Global oil demand for cars is past its peak and will be in freefall by the end of the decade, as per RMI. The EV community is no stranger to the stark sales growth over the last few years. As per the International Energy Agency, 14 percent of all cars sold in 2022 were electric, up from nine percent in 2021, and just 5 percent in 2020.
The boom is led by China, the world’s largest EV market, and Northern Europe, where countries like Norway are leading the charge with 71 percent EV market share, as per EV Volumes data. China had a 27 percent EV market share, Europe 20.8 percent, and USA 7.2 percent in 2022. Among the fastest-growing EV markets are Indonesia, India, and New Zealand.
So what exactly is driving this surge? RMI’s report suggests that economics is the new driver. Price parity with internal combustion engine (ICE) vehicles has been reached already in terms of total ownership costs, and global markets are on track to achieve sticker price parity by 2030. The Tesla Model Y has already achieved price parity with its ICE-powered rivals.
Moreover, competition among carmakers is also driving change, with enough EV battery and car factories already under construction for ample supply by the end of the decade. In the US, incentives from the Biden administration’s Inflation Reduction Act, and the Bipartisan Infrastructure Law have also triggered a factory-building and retooling boom.
In addition to policy measures, battery prices have fallen by 88 percent since 2010, as energy density continues to increase by six percent annually. The graph below demonstrates how exponential the battery price drop has been.
It goes without saying that there are challenges ahead, especially in upgrading electricity infrastructure, charging networks, and battery recycling. However, success in China means solutions can be found in other countries, implying that the Asian giant can serve as a model nation for EV adoption, the report suggests.
Moreover, RMI forecasts that the “ICE age” is coming to an end. Demand for gas-powered vehicles peaked in 2017 and has been declining at a rate of five percent annually.

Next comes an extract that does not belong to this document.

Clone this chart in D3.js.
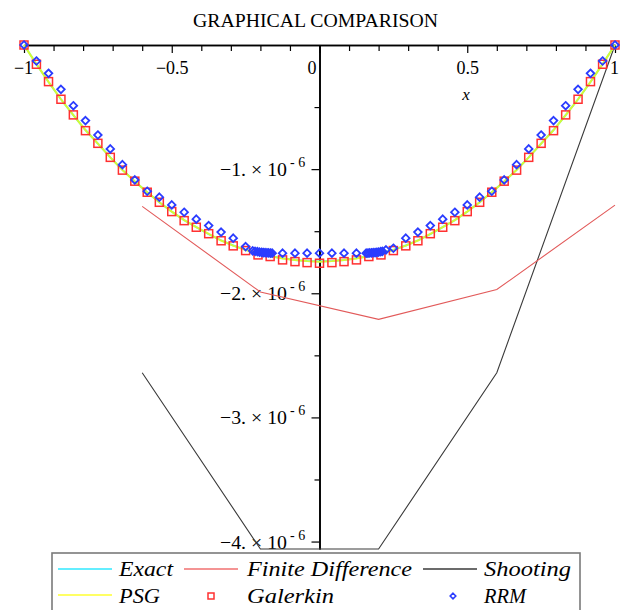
<!DOCTYPE html>
<meta charset="utf-8">
<style>
body { margin: 0; background: #fff; }
.tick text { font-family: "Liberation Serif", serif; font-size: 18px; fill: #000; }
.lab { font-family: "Liberation Serif", serif; font-size: 18px; }
.leg text { font-family: "Liberation Serif", serif; font-style: italic; font-size: 21px; }
</style>
<body>
<svg id="chart" width="626" height="610"></svg>
<script src="https://d3js.org/d3.v7.min.js"></script>
<script type="text/javascript">
// values are in units of 1e-6
var gridX = [-1, -0.958, -0.917, -0.875, -0.833, -0.792, -0.75, -0.708, -0.667, -0.625, -0.583, -0.542, -0.5,
  -0.458, -0.417, -0.375, -0.333, -0.292, -0.25, -0.208, -0.167, -0.125, -0.083, -0.042, 0,
  0.042, 0.083, 0.125, 0.167, 0.208, 0.25, 0.292, 0.333, 0.375, 0.417, 0.458, 0.5,
  0.542, 0.583, 0.625, 0.667, 0.708, 0.75, 0.792, 0.833, 0.875, 0.917, 0.958, 1];

var exactY = [0, -0.153, -0.298, -0.437, -0.565, -0.685, -0.795, -0.905, -1.006, -1.1, -1.186, -1.267, -1.342,
  -1.41, -1.468, -1.523, -1.574, -1.615, -1.65, -1.678, -1.7, -1.718, -1.731, -1.74, -1.745,
  -1.74, -1.731, -1.718, -1.7, -1.678, -1.65, -1.615, -1.574, -1.523, -1.468, -1.41, -1.342,
  -1.267, -1.186, -1.1, -1.006, -0.905, -0.795, -0.685, -0.565, -0.437, -0.298, -0.153, 0];

var psgY = [0, -0.154, -0.297, -0.437, -0.564, -0.686, -0.794, -0.905, -1.007, -1.099, -1.186, -1.267, -1.342,
  -1.411, -1.468, -1.522, -1.575, -1.616, -1.652, -1.68, -1.701, -1.719, -1.732, -1.741, -1.746,
  -1.741, -1.732, -1.719, -1.701, -1.68, -1.652, -1.616, -1.575, -1.522, -1.468, -1.411, -1.342,
  -1.267, -1.186, -1.099, -1.007, -0.905, -0.794, -0.686, -0.564, -0.437, -0.297, -0.154, 0];

var galerkinY = [0, -0.155, -0.295, -0.437, -0.563, -0.69, -0.792, -0.905, -1.008, -1.097, -1.186, -1.267, -1.342,
  -1.415, -1.468, -1.52, -1.577, -1.618, -1.656, -1.691, -1.704, -1.731, -1.745, -1.753, -1.758,
  -1.753, -1.745, -1.731, -1.704, -1.691, -1.656, -1.618, -1.577, -1.52, -1.468, -1.415, -1.342,
  -1.267, -1.186, -1.097, -1.008, -0.905, -0.792, -0.69, -0.563, -0.437, -0.295, -0.155, 0];

var rrmX = [-1, -0.958, -0.917, -0.875, -0.833, -0.792, -0.75, -0.708, -0.667, -0.625, -0.583, -0.542, -0.5,
  -0.458, -0.417, -0.375, -0.333, -0.292, -0.25,
  -0.226, -0.218, -0.21, -0.203, -0.196, -0.19, -0.184, -0.178, -0.172, -0.166, -0.16,
  -0.125, -0.083, -0.042, 0, 0.042, 0.083, 0.125,
  0.158, 0.164, 0.17, 0.176, 0.182, 0.188, 0.194, 0.2, 0.207, 0.213, 0.225,
  0.25, 0.292, 0.333, 0.375, 0.417, 0.458, 0.5,
  0.542, 0.583, 0.625, 0.667, 0.708, 0.75, 0.792, 0.833, 0.875, 0.917, 0.958, 1];

var rrmY = [0, -0.129, -0.228, -0.357, -0.489, -0.609, -0.725, -0.837, -0.964, -1.087, -1.178, -1.226, -1.288,
  -1.347, -1.403, -1.455, -1.507, -1.556, -1.624,
  -1.658, -1.662, -1.665, -1.668, -1.67, -1.672, -1.673, -1.674, -1.675, -1.676, -1.677,
  -1.677, -1.677, -1.677, -1.677, -1.677, -1.677, -1.677,
  -1.677, -1.676, -1.675, -1.674, -1.673, -1.672, -1.67, -1.668, -1.665, -1.662, -1.65,
  -1.637, -1.556, -1.507, -1.455, -1.403, -1.347, -1.288,
  -1.226, -1.178, -1.087, -0.964, -0.837, -0.725, -0.609, -0.489, -0.357, -0.228, -0.129, 0];

var nodeX = [-0.6, -0.2, 0.2, 0.6, 1.0];
var finiteDiffY = [-1.30, -1.99, -2.21, -1.97, -1.29];
var shootingY = [-2.64, -4.06, -4.06, -2.64, 0];

var xMajor = [-1, -0.5, 0, 0.5, 1];
var xMinor = [-0.9, -0.8, -0.7, -0.6, -0.4, -0.3, -0.2, -0.1, 0.1, 0.2, 0.3, 0.4, 0.6, 0.7, 0.8, 0.9];
var yMajor = [-1, -2, -3, -4];
var yMinor = [-0.5, -1.5, -2.5, -3.5];

var svg = d3.select("#chart");

var x = d3.scaleLinear().domain([-1, 1]).range([24, 615]);
var y = d3.scaleLinear().domain([0, -4.06]).range([45, 549]);

// title
svg.append("text")
  .attr("class", "lab")
  .attr("x", 315.5).attr("y", 27)
  .attr("text-anchor", "middle")
  .attr("textLength", 245)
  .attr("lengthAdjust", "spacingAndGlyphs")
  .style("font-size", "18px")
  .text("GRAPHICAL COMPARISON");

// x axis along the top
var xAxisG = svg.append("g").attr("transform", "translate(0,45)");
xAxisG.call(d3.axisBottom(x).tickValues(xMinor).tickSize(6).tickSizeOuter(0).tickFormat(""));
xAxisG.append("g").call(d3.axisBottom(x).tickValues(xMajor).tickSize(8).tickSizeOuter(0)
  .tickFormat(function(d) { return d === 0 ? "0" : (d < 0 ? "\u2212" + (-d) : "" + d); }));
xAxisG.selectAll("path").attr("stroke", "#000").attr("stroke-width", 1.6);
xAxisG.selectAll("line").attr("stroke", "#000").attr("stroke-width", 1.2);
xAxisG.selectAll(".tick text").attr("y", 12).attr("dy", "0.95em");
xAxisG.selectAll(".tick").filter(function(d) { return d === 0; }).select("text").attr("dx", -8);
xAxisG.selectAll(".tick").filter(function(d) { return d === -1; }).select("text").attr("dx", -1);
xAxisG.selectAll(".tick").filter(function(d) { return d === 1; }).select("text").attr("dx", -1);

svg.append("text")
  .attr("x", 466).attr("y", 100)
  .attr("text-anchor", "middle")
  .style("font-family", "Liberation Serif, serif")
  .style("font-style", "italic")
  .style("font-size", "17px")
  .text("x");

// y axis down the middle
var yAxisG = svg.append("g").attr("transform", "translate(" + x(0) + ",0)");
yAxisG.call(d3.axisLeft(y).tickValues(yMinor).tickSize(5).tickSizeOuter(0).tickFormat(""));
yAxisG.append("g").call(d3.axisLeft(y).tickValues(yMajor).tickSize(8).tickSizeOuter(0).tickFormat(""));
yAxisG.selectAll("path").attr("stroke", "#000").attr("stroke-width", 1.6);
yAxisG.selectAll("line").attr("stroke", "#000").attr("stroke-width", 1.2);

var yLab = svg.append("g");
yLab.selectAll(".ymain")
  .data(yMajor)
  .enter().append("text")
    .attr("class", "lab")
    .attr("x", 220)
    .attr("y", function(d) { return y(d) + 7; })
    .attr("textLength", 67)
    .attr("lengthAdjust", "spacingAndGlyphs")
    .style("font-size", "19px")
    .text(function(d) { return "\u2212" + (-d) + ". \u00d7 10"; });
yLab.selectAll(".ysup")
  .data(yMajor)
  .enter().append("text")
    .attr("class", "lab")
    .attr("x", 290)
    .attr("y", function(d) { return y(d) - 2; })
    .style("font-size", "14px")
    .text("- 6");

// series
var line = d3.line()
  .x(function(d) { return x(d[0]); })
  .y(function(d) { return y(d[1]); });

function pairs(xs, ys) { return xs.map(function(v, i) { return [v, ys[i]]; }); }

var plot = svg.append("g");

plot.append("path")
  .attr("d", line(pairs(nodeX, shootingY)))
  .attr("fill", "none").attr("stroke", "#3a3a3a").attr("stroke-width", 1.1);

plot.append("path")
  .attr("d", line(pairs(nodeX, finiteDiffY)))
  .attr("fill", "none").attr("stroke", "#e25a5a").attr("stroke-width", 1.1);

plot.append("path")
  .attr("d", line(pairs(gridX, exactY)))
  .attr("fill", "none").attr("stroke", "#30e8ff").attr("stroke-width", 2);

plot.append("path")
  .attr("d", line(pairs(gridX, psgY)))
  .attr("fill", "none").attr("stroke", "#ffff00").attr("stroke-opacity", 0.8).attr("stroke-width", 2);

plot.selectAll(".sq")
  .data(pairs(gridX, galerkinY))
  .enter().append("rect")
    .attr("x", function(d) { return x(d[0]) - 4; })
    .attr("y", function(d) { return y(d[1]) - 4; })
    .attr("width", 8).attr("height", 8)
    .attr("fill", "none").attr("stroke", "#ff3030").attr("stroke-width", 1.5);

var diamond = "M0,-3.8L3.8,0L0,3.8L-3.8,0Z";
plot.selectAll(".dm")
  .data(pairs(rrmX, rrmY))
  .enter().append("path")
    .attr("transform", function(d) { return "translate(" + x(d[0]) + "," + y(d[1]) + ")"; })
    .attr("d", diamond)
    .attr("fill", "none").attr("stroke", "#2a3cff").attr("stroke-width", 1.8);

// legend
var leg = svg.append("g").attr("class", "leg");
leg.append("rect")
  .attr("x", 52).attr("y", 553).attr("width", 528).attr("height", 80)
  .attr("fill", "#fff").attr("stroke", "#7a7a7a").attr("stroke-width", 1.6);

var legLines = [
  {name: "Exact", color: "#30e8ff", x0: 58, tx: 119, row: 0},
  {name: "Finite Difference", color: "#f07070", x0: 184, tx: 247, row: 0},
  {name: "Shooting", color: "#3a3a3a", x0: 423, tx: 484, row: 0},
  {name: "PSG", color: "#ffff30", x0: 58, tx: 119, row: 1}
];
var rowY = [569, 595];
var rowText = [576, 603];

leg.selectAll(".ll")
  .data(legLines)
  .enter().append("line")
    .attr("x1", function(d) { return d.x0; })
    .attr("x2", function(d) { return d.x0 + 54; })
    .attr("y1", function(d) { return rowY[d.row]; })
    .attr("y2", function(d) { return rowY[d.row]; })
    .attr("stroke", function(d) { return d.color; })
    .attr("stroke-width", 1.5);

leg.append("rect")
  .attr("x", 208).attr("y", 593).attr("width", 6).attr("height", 6)
  .attr("fill", "none").attr("stroke", "#ff3030").attr("stroke-width", 1.5);
leg.append("path")
  .attr("transform", "translate(453,596)")
  .attr("d", "M0,-2.8L2.8,0L0,2.8L-2.8,0Z")
  .attr("fill", "none").attr("stroke", "#2a3cff").attr("stroke-width", 1.6);

var legText = [
  {name: "Exact", x: 119, row: 0, w: 54},
  {name: "Finite Difference", x: 247, row: 0, w: 165},
  {name: "Shooting", x: 484, row: 0, w: 87},
  {name: "PSG", x: 119, row: 1, w: 41},
  {name: "Galerkin", x: 247, row: 1, w: 87},
  {name: "RRM", x: 484, row: 1, w: 42}
];
leg.selectAll(".lt")
  .data(legText)
  .enter().append("text")
    .attr("x", function(d) { return d.x; })
    .attr("y", function(d) { return rowText[d.row]; })
    .attr("textLength", function(d) { return d.w; })
    .attr("lengthAdjust", "spacingAndGlyphs")
    .text(function(d) { return d.name; });
</script>
</body>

RMI projects that oil demand for cars will fall by one million barrels per day by 2030, and global oil demand will plummet by a quarter.
The study makes bold projections for the future, but note that EV adoption rates can change due to unforeseen aspects like future policy changes, varying consumer sentiments, and socio-political and economic disparities. This particular report’s accuracy isn’t guaranteed. It is a rather optimistic outlook on what’s possible.